Obaseki has been strutting around the state, shooting himself in the foot and lying to himself by claiming that some respected sons and daughters of Edo state contributed nothing to his election as governor four years ago. In fact, he had challenged the likes of Comrade Oshiomhole and business mogul, Captain ‘Hosa Okunbo, to mention just a few, to a wrestling match like the proverbial over-fed Nwanza, the bird. Beyond that, he had gone further to blackmail Captain ‘Hosa, encouraging his aides and hirelings to call him all sorts of unprintable names; he had boasted of ending Oshiomhole’s political career and even insinuated that tomorrow Saturday, the people would decide who owns Edo State.

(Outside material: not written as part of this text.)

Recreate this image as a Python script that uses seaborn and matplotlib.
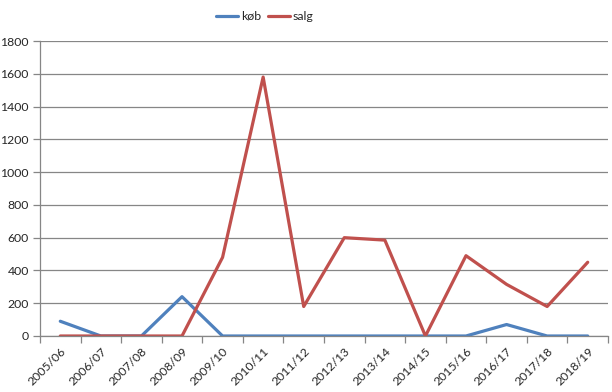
import matplotlib
matplotlib.use("Agg")
import matplotlib.pyplot as plt
import seaborn as sns
import pandas as pd
import numpy as np
from matplotlib.ticker import FixedLocator

categories = ["2005/06", "2006/07", "2007/08", "2008/09", "2009/10", "2010/11", "2011/12",
              "2012/13", "2013/14", "2014/15", "2015/16", "2016/17", "2017/18", "2018/19"]
koeb = [90, 0, 0, 240, 0, 0, 0, 0, 0, 0, 0, 70, 0, 0]
salg = [0, 0, 0, 0, 480, 1580, 180, 600, 585, 0, 490, 315, 180, 450]
yticks = [0, 200, 400, 600, 800, 1000, 1200, 1400, 1600, 1800]

sns.set_style("white")
plt.rcParams['font.family'] = ['Lato', 'DejaVu Sans']

df = pd.DataFrame({
    "x": list(range(len(categories))) * 2,
    "value": koeb + salg,
    "serie": ["køb"] * len(categories) + ["salg"] * len(categories),
})

fig = plt.figure(figsize=(6.12, 3.92), dpi=100)
ax = fig.add_axes([40/612, 56/392, 568/612, 295/392])
sns.lineplot(data=df, x="x", y="value", hue="serie", palette={"køb": "#4F81BD", "salg": "#C0504D"},
             linewidth=2.3, ax=ax, legend=True)

ax.set_xlim(-0.5, len(categories) - 0.5)
ax.set_ylim(0, 1800)
ax.set_yticks(yticks)
ax.set_yticklabels([str(v) for v in yticks], fontsize=8.8)
ax.yaxis.grid(True, color="#868686", linewidth=0.9)
ax.set_axisbelow(True)
ax.set_xticks(range(len(categories)))
ax.set_xticklabels(categories, rotation=45, ha="right", rotation_mode="anchor", fontsize=8.8)
ax.tick_params(axis="x", which="major", length=0, pad=7)
ax.xaxis.set_minor_locator(FixedLocator(np.arange(-0.5, len(categories), 1)))
ax.tick_params(axis="x", which="minor", length=5, color="#868686", width=0.9, direction="out", bottom=True)
ax.tick_params(axis="y", length=5, color="#868686", width=0.9, direction="out", left=True, pad=3)
ax.set_xlabel("")
ax.set_ylabel("")
for s in ["top", "right"]:
    ax.spines[s].set_visible(False)
for s in ["left", "bottom"]:
    ax.spines[s].set_color("#868686")
    ax.spines[s].set_linewidth(0.9)

handles, labels = ax.get_legend_handles_labels()
ax.legend(handles, labels, loc="upper center", bbox_to_anchor=(265/612, 1.0), bbox_transform=fig.transFigure,
          ncol=2, frameon=False, fontsize=8.8, handlelength=1.8, handletextpad=0.2, columnspacing=0.6)

fig.savefig("out.png", dpi=100)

The good thing is that Oshiomhole and other worthy sons and daughters of Edo State have graciously accepted Obaseki’s challenge. These people know what they went through four years ago marketing a hard-sell like Obaseki. And they also know how difficult it was defeating a grassroots person like Ize-Iyamu. Now that the table has turned, they know that they have the popular candidate and require less hard-work (though they are not resting on their oars) as against four years ago given the likely trajectory of the votes this weekend. And so, truly, on Saturday, we, the Edo electorate, will vote our conscience as Odigie-Oyegun advised.

Our conscience as Edo people is governed by a sense of gratitude as we do not recompense good with evil. The four years of Obaseki in Edo has been defined and typified by gross ingratitude both to the people that elected him and to some respected Edo sons and daughters who facilitated his victory. Again, we, Edo people, respect our traditional institutions, especially the Oba of Benin. This weekend, we will speak in no uncertain voice that we do not want a governor who wants to compete with our revered Oba by transforming himself into another monarchy. Tomorrow, we, Edo people, will decide who truly owns the land by electing Pastor Osagie Ize-Iyamu, resoundingly, as our next governor.